Ce n’est qu’en 1951 que la législation congolaise sur l’immatriculation des indigènes, telle que modifiée par un décret du 17 mai 1952 dans le sens d’une politique d’assimilation culturelle, fut rendue exécutoire au Ruanda-Urundi. Les immatriculés n’étaient, comme les Européens, sujets qu’au droit écrit. Le nombre d’immatriculés au Rwanda ayant été minime, surtout pour des raisons culturelles, la quasi-totalité de la population demeura soumise au droit coutumier en matière civile. J. Vanderlinden fait toutefois remarquer à juste titre que si l’aspect le plus frappant du pluralisme juridique est celui qui fait coexister le droit traditionnel et le droit importé en matière de droit privé, il existait tout autant en matière de droit public (où les droits politiques des indigènes étaient fort ré duits et où une « organisation politique indigène » était reconnue à côté de l’organisation coloniale), de droit judiciaire (où coexistaient des juridictions « de droit commun » et des juridictions indigènes), de droit pénal (où certaines peines étaient applicables aux seuls indigènes) et de droit social (où le régime du contrat de travail ou d’emploi était différent selon que l’on était indigène ou pas).

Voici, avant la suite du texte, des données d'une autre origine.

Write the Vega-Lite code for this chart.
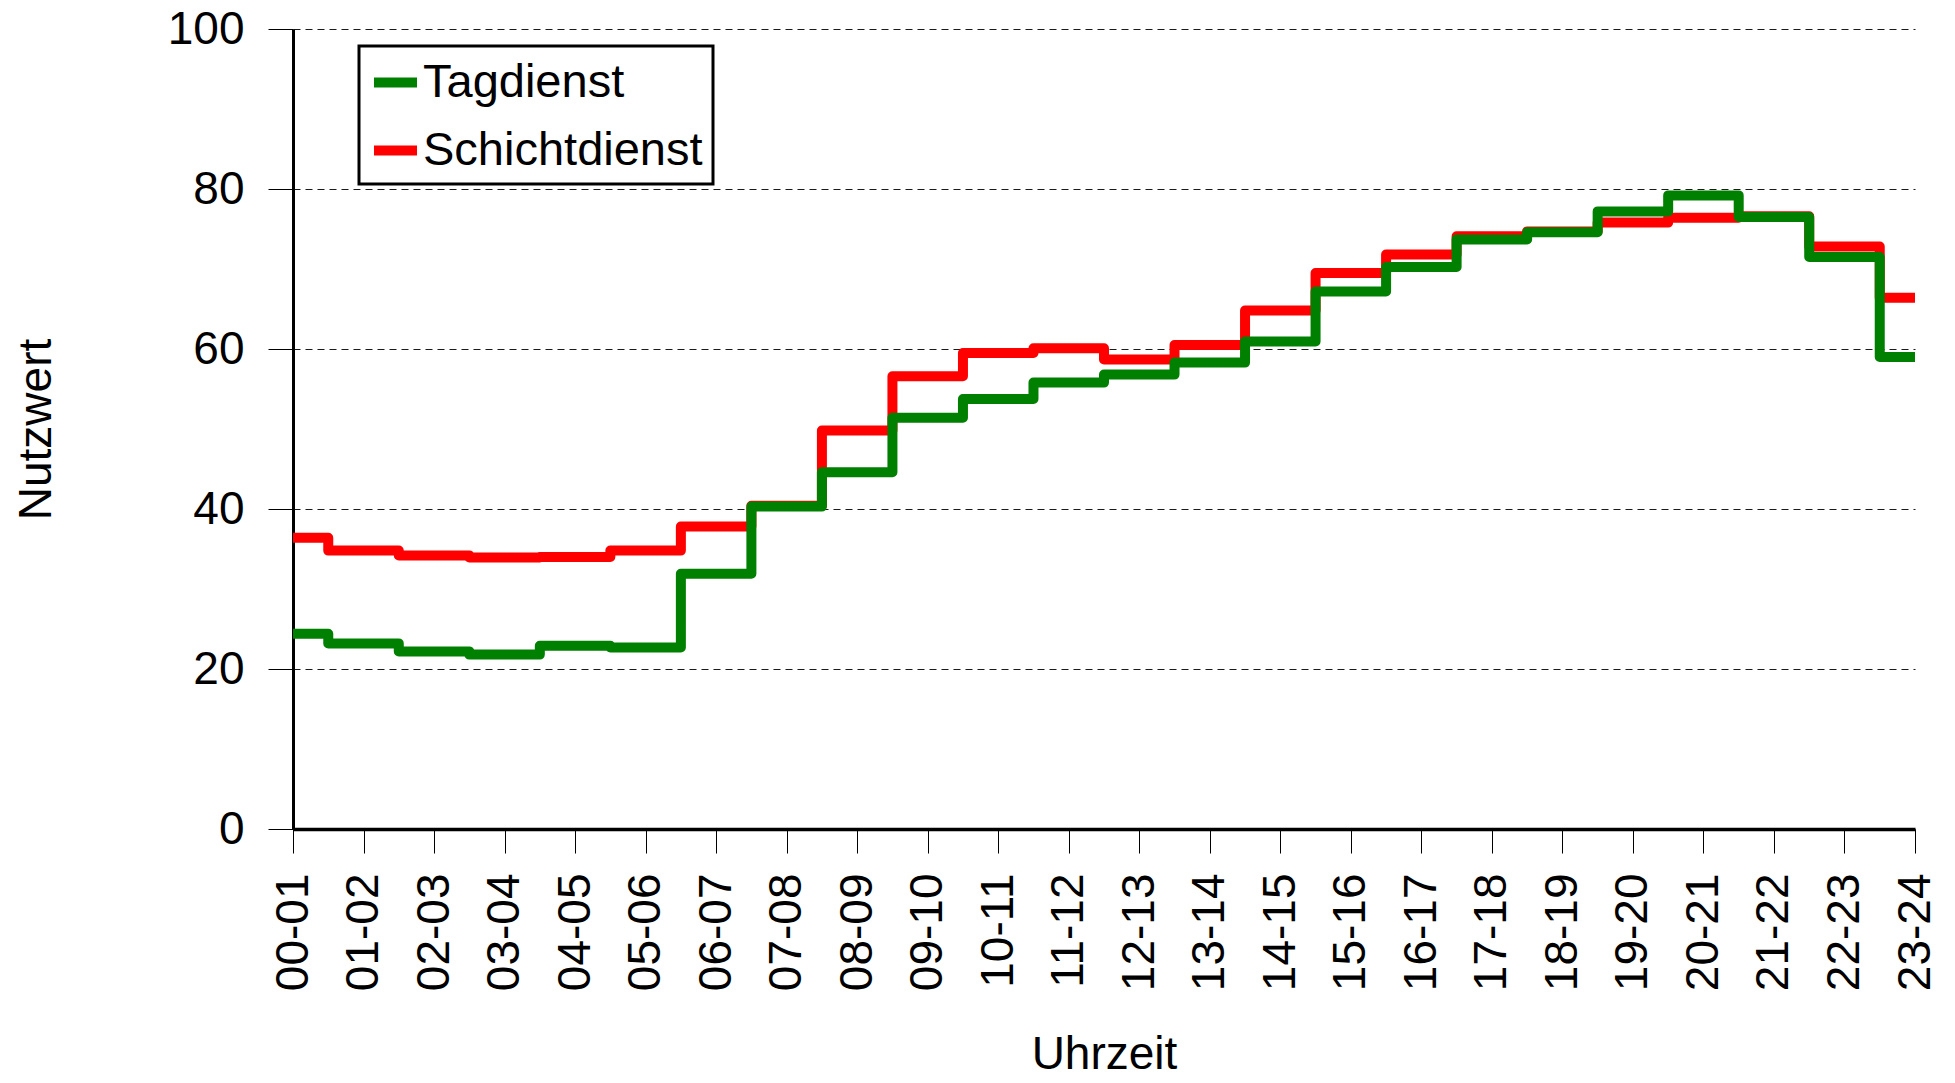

Un grand nombre d’exemples de différences de traitement est donné par A. Rubbens, qui estime à juste titre que « le plus féroce color-bar anglo-saxon n’ait jamais produit autant de lois discriminatoires, n’ait jamais édicté des mesures de ségrégation aussi rigides que notre tutelle belge. » C’est à ce niveau qu’un pluralisme bien compris au départ devient un système de discrimination offensante.